Erthelene takes Billy Joe with her to live in a cabin near Black Water Swamp, where they will presumably be safely beyond the notice of curious townspeople. The move is quite practical under the circumstances.
But the center of the story shifts to Otilla Harrison, who is in effect a rich widow. Her fiancé was killed in the war; she has remained unmarried and childless. The fact that Billy Joe is a white boy living with black people is a pretext for Otilla Harrison’s intervention. But segregation is not made an issue in and of itself; Otilla Harrison could have intervened with as much justification if Erthelene were white.
The story’s real tension, then, is: With whom will Billy Joe be happier? With the people he has become attached to? Or as the son Otilla Harrison has never had?

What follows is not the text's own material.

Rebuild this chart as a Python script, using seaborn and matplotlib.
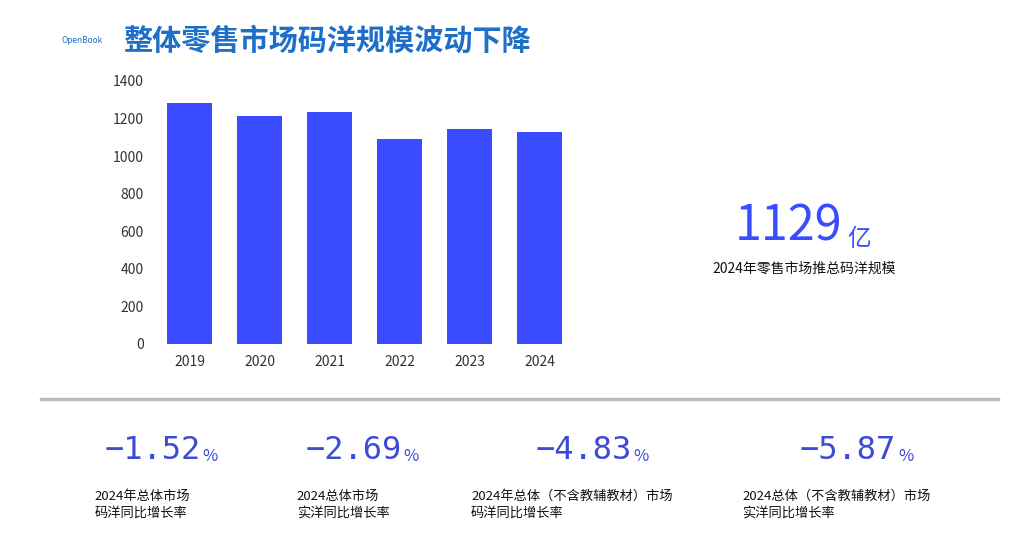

Billy Joe’s decision to return to Erthelene’s cabin might seem to be a choice between love and wealth. But it is not. Billy Joe decides to run away from Otilla Harrison’s home when he learns that she plans to send him away to school.
Billy Joe has already lost one set of parents. He has now lost Erthelene and her friends, as far as he can tell. Now he stands to lose Otilla Harrison, as well. That is one abandonment too many for him.
The story is really that of a poor boy born in the South, one who loses his father unaccountably and is raised by a well-meaning mother on the “wrong side of the tracks.” He does not fit in with what amounts to high society. And at the end, his dreams come true:
“Wow,” Billy Joe whispered in Snake Dog’s ear, “did you hear that? I’m getting a father.”
The wish-fulfillment fantasy is resolved. Race and segregation are incidental to the real story, one that perhaps remains to be told: the redemption of an abandoned child.